» WHAT THIS TASK INVOLVES
Set down the lines from the one containing "Rebuild this chart" to the one containing "import pandas as pd", both lines included, exactly as they stand and with no other lines.

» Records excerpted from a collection
※
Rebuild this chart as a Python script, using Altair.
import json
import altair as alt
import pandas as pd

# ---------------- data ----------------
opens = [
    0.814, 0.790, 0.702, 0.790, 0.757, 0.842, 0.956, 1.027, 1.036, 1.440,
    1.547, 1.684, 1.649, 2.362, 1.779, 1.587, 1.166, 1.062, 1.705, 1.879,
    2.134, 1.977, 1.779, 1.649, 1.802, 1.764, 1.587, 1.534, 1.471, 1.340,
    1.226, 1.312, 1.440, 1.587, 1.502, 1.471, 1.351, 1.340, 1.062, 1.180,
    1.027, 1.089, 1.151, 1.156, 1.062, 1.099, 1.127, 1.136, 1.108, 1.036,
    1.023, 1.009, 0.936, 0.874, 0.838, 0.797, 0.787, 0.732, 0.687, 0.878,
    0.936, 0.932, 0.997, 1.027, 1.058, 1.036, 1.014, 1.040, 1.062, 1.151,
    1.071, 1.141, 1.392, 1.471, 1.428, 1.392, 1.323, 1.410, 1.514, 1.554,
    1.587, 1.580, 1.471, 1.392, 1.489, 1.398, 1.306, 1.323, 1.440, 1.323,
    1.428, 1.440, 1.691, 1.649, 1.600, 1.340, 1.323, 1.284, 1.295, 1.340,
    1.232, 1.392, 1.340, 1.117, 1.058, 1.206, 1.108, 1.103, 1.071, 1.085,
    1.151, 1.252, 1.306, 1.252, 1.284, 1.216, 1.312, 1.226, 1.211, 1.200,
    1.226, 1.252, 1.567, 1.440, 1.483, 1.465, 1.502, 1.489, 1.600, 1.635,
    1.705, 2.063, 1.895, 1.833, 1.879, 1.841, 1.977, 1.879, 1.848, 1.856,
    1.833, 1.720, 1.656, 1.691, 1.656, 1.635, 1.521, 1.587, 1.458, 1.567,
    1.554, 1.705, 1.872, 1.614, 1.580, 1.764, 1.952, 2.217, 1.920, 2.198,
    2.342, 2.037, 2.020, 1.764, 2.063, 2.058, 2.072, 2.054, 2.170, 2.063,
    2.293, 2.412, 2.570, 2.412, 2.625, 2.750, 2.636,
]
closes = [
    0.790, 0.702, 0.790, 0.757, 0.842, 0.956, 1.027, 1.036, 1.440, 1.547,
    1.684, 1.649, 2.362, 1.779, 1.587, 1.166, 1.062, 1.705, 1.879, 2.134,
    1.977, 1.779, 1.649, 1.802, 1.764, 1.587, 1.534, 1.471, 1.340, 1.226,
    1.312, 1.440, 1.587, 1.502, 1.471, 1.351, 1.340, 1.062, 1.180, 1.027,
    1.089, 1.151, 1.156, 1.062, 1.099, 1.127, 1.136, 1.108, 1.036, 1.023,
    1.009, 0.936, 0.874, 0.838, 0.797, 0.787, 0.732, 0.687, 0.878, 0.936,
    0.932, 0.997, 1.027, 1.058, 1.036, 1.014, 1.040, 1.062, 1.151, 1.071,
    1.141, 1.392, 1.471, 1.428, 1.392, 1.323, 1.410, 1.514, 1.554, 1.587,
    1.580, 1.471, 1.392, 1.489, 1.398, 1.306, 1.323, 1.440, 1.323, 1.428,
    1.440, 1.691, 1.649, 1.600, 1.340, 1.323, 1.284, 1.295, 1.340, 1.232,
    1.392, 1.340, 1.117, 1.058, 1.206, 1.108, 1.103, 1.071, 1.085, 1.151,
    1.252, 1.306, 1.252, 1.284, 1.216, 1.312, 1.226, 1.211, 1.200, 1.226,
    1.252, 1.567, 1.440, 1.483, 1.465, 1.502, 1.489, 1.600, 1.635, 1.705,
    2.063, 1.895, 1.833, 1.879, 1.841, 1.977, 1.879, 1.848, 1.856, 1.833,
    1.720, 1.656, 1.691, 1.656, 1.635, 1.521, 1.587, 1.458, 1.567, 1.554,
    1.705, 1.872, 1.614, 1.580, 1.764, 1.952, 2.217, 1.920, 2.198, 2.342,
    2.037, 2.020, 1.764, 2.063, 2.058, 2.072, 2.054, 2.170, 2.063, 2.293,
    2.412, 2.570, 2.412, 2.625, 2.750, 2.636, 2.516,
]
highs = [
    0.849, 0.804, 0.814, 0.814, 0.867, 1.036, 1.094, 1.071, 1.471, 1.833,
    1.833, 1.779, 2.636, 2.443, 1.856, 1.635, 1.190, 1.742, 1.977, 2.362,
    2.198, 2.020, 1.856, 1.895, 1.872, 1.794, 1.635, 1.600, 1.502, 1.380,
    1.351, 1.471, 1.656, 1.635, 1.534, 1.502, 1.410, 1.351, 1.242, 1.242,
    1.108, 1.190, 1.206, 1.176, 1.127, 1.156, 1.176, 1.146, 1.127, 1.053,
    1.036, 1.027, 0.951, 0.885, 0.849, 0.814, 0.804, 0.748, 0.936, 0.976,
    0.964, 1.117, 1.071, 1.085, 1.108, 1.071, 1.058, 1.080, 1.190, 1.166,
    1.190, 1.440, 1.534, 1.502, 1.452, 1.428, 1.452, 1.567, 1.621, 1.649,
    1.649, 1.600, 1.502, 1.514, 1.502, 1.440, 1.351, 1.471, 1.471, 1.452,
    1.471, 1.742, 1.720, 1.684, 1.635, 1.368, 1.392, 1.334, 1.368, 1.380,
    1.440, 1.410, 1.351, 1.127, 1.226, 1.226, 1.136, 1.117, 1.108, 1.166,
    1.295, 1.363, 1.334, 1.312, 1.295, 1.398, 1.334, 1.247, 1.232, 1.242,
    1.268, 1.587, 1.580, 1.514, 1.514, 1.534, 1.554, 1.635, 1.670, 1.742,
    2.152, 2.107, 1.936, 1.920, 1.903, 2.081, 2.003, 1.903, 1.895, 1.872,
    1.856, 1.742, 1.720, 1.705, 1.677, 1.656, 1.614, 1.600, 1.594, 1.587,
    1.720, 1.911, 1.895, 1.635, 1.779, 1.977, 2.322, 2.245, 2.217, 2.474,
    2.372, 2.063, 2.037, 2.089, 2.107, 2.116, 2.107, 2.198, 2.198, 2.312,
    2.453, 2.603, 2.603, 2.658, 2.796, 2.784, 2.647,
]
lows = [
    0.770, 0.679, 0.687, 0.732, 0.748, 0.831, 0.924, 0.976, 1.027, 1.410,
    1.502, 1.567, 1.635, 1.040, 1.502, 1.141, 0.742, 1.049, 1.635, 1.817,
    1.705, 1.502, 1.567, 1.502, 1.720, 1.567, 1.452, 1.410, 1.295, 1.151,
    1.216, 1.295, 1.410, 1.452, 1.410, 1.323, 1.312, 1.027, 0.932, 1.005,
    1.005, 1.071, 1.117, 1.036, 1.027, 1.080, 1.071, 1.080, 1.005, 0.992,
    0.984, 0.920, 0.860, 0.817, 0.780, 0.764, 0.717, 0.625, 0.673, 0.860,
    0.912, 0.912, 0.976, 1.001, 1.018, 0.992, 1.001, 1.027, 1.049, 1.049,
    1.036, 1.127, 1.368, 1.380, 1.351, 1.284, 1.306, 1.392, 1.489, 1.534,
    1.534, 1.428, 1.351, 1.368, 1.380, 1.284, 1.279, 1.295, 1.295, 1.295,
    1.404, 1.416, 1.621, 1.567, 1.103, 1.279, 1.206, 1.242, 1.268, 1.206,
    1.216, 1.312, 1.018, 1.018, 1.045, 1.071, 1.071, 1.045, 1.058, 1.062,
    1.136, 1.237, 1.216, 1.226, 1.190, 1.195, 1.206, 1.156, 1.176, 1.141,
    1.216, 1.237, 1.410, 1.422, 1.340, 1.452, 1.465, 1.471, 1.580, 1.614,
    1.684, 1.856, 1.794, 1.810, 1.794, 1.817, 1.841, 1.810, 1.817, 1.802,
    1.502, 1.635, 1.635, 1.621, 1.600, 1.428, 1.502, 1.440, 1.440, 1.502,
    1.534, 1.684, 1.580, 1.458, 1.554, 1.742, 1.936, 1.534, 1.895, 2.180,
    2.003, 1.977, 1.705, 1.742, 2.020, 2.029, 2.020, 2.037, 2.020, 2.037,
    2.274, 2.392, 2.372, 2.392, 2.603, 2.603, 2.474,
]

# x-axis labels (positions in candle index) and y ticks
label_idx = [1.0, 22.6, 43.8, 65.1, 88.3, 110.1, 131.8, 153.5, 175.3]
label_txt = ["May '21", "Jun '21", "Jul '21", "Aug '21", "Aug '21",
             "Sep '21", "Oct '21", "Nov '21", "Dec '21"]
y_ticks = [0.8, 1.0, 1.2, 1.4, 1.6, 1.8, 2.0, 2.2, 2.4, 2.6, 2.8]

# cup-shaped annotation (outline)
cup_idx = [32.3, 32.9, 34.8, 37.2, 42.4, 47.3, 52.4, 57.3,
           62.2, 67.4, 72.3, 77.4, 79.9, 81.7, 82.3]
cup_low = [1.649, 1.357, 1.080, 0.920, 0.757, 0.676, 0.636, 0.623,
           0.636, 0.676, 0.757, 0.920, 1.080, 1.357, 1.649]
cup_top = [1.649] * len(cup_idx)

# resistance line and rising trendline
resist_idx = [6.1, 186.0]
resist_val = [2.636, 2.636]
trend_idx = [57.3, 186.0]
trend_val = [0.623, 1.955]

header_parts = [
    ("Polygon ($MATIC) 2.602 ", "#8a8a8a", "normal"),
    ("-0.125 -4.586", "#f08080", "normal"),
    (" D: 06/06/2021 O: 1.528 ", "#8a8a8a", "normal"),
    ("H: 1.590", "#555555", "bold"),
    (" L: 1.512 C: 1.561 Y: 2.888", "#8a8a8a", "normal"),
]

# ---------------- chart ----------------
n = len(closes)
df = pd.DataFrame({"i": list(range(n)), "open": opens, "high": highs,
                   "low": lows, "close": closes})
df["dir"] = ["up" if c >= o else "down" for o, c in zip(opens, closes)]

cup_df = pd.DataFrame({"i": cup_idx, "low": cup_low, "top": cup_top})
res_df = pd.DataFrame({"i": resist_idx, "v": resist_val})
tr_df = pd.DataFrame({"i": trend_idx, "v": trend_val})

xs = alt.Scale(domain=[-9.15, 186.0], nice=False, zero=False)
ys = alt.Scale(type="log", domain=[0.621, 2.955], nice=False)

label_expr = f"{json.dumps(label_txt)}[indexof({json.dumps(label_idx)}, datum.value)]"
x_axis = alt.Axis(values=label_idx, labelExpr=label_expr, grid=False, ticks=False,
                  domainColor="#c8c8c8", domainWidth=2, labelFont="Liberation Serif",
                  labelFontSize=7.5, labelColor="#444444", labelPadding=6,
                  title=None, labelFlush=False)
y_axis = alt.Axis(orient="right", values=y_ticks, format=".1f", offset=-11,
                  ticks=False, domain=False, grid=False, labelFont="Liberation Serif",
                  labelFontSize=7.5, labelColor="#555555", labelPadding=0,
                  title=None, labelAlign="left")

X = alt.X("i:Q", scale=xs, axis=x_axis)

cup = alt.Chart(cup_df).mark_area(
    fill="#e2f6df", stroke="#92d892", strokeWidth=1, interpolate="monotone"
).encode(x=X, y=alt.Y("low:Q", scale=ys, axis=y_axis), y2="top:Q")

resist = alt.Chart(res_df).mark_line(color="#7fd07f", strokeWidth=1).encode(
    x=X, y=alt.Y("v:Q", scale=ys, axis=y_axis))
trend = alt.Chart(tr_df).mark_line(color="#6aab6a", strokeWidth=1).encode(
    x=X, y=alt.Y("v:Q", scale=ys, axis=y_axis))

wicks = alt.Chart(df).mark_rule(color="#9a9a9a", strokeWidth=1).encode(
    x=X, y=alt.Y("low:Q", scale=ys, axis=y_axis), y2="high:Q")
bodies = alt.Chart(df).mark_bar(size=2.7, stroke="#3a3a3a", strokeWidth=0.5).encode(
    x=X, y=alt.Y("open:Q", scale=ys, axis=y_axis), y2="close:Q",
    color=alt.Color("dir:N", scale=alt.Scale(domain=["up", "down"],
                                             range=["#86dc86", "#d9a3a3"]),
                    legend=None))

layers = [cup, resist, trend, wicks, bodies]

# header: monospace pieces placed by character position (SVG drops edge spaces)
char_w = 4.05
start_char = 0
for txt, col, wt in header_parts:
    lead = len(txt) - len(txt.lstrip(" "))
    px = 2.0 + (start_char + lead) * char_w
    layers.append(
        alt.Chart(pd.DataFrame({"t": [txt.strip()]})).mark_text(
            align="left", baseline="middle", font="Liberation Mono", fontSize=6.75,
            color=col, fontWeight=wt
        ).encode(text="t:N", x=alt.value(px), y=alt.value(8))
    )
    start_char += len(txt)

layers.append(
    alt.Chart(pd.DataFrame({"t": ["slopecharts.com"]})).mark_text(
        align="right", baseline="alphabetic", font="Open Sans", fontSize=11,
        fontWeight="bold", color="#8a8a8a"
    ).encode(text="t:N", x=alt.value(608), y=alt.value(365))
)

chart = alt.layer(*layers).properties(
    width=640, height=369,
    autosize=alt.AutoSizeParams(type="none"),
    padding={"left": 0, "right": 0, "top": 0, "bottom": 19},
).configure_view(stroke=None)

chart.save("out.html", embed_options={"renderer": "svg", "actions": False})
※
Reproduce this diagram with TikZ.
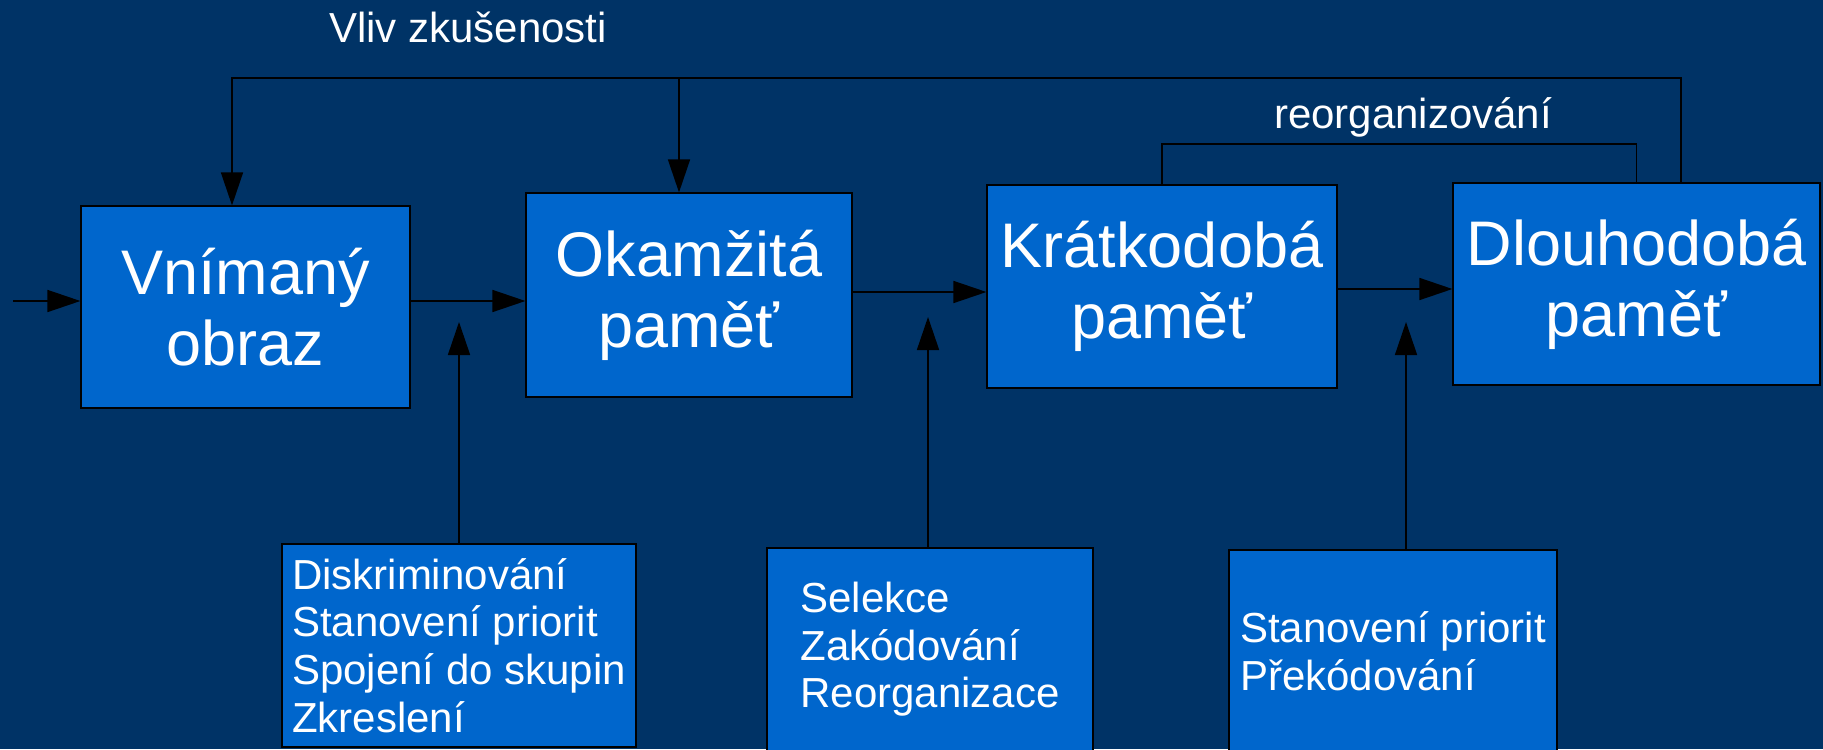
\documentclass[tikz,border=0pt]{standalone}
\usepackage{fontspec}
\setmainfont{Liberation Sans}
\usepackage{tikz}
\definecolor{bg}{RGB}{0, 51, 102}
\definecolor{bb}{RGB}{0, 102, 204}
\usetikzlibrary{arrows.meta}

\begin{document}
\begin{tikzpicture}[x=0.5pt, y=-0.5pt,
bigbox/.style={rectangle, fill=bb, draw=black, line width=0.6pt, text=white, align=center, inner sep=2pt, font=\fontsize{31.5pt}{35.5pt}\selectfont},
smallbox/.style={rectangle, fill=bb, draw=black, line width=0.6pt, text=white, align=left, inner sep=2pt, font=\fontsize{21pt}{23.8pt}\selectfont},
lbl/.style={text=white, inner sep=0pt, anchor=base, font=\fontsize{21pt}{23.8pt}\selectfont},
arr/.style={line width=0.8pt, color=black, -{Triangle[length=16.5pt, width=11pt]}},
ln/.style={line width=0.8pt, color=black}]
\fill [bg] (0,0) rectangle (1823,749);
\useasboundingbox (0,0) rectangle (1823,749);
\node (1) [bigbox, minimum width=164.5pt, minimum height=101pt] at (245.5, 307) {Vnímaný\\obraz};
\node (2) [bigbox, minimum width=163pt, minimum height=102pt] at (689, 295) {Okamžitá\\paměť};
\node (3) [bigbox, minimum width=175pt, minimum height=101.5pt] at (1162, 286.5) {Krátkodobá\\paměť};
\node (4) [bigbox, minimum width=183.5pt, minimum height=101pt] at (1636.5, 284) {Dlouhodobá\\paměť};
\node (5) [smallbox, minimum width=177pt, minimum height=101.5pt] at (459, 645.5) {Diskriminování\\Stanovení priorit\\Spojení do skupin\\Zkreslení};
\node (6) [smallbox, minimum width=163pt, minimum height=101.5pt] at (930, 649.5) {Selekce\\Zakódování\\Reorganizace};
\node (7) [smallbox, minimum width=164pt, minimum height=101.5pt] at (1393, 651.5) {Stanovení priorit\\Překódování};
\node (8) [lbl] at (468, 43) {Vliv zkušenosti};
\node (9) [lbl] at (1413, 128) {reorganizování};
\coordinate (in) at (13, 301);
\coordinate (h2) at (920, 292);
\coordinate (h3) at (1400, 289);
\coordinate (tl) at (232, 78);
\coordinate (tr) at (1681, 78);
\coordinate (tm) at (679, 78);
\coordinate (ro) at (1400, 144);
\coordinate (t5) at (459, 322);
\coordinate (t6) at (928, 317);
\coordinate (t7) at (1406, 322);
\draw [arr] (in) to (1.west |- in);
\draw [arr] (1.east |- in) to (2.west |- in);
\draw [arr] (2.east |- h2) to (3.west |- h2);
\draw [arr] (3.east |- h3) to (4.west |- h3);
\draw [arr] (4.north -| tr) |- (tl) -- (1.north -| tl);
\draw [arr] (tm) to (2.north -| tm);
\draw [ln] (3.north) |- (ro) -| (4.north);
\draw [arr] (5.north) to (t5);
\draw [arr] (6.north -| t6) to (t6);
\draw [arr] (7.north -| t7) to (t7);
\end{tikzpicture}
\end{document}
※
» FULL RESPONSE
Rebuild this chart as a Python script, using Altair.
import json
import altair as alt
import pandas as pd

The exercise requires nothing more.